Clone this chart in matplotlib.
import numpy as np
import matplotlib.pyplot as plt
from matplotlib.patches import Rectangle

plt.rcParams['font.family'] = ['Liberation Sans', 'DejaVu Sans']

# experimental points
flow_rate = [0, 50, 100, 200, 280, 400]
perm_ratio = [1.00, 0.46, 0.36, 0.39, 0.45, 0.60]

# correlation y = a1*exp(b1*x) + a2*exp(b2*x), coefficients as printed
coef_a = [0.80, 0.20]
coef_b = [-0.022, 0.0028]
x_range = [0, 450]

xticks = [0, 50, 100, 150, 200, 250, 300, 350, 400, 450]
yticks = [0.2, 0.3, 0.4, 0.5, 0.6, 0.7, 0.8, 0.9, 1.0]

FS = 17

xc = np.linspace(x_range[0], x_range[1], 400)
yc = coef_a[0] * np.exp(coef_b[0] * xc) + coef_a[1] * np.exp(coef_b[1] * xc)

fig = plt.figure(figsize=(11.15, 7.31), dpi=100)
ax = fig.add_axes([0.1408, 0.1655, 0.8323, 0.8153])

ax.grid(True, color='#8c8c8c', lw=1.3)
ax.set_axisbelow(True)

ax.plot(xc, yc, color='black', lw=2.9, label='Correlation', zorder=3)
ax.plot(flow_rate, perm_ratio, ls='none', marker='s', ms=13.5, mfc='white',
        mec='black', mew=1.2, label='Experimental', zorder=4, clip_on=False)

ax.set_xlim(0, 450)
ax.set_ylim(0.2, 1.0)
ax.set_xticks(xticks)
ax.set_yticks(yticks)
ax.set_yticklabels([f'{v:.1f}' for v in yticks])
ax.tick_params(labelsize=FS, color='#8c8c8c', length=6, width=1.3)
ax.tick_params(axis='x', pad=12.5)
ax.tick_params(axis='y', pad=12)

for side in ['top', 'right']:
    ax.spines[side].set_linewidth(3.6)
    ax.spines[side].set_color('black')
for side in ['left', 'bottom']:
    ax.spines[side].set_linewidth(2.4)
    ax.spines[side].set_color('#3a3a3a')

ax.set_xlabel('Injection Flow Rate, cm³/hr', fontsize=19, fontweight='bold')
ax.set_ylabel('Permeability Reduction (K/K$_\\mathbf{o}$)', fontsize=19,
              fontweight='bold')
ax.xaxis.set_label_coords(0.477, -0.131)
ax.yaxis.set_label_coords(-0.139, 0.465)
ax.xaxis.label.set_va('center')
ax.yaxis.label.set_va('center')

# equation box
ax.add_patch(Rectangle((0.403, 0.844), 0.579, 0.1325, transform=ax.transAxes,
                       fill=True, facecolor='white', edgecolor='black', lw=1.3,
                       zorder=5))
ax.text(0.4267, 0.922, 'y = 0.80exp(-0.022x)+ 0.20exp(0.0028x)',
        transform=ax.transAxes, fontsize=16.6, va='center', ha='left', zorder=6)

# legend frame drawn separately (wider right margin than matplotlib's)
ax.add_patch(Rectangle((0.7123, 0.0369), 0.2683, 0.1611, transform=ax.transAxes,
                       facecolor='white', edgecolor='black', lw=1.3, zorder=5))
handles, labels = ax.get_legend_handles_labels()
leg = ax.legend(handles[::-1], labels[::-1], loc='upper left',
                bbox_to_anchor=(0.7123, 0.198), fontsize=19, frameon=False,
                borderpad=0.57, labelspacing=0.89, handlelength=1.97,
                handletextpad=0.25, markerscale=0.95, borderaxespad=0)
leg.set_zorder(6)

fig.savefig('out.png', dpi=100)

- - - -

* Problem to solve *
Print, please, the lines from the first line of the material through the line that contains "x_range = [0, 450]", exactly as written and with nothing added.

* Exercise solution *
Clone this chart in matplotlib.
import numpy as np
import matplotlib.pyplot as plt
from matplotlib.patches import Rectangle

plt.rcParams['font.family'] = ['Liberation Sans', 'DejaVu Sans']

# experimental points
flow_rate = [0, 50, 100, 200, 280, 400]
perm_ratio = [1.00, 0.46, 0.36, 0.39, 0.45, 0.60]

# correlation y = a1*exp(b1*x) + a2*exp(b2*x), coefficients as printed
coef_a = [0.80, 0.20]
coef_b = [-0.022, 0.0028]
x_range = [0, 450]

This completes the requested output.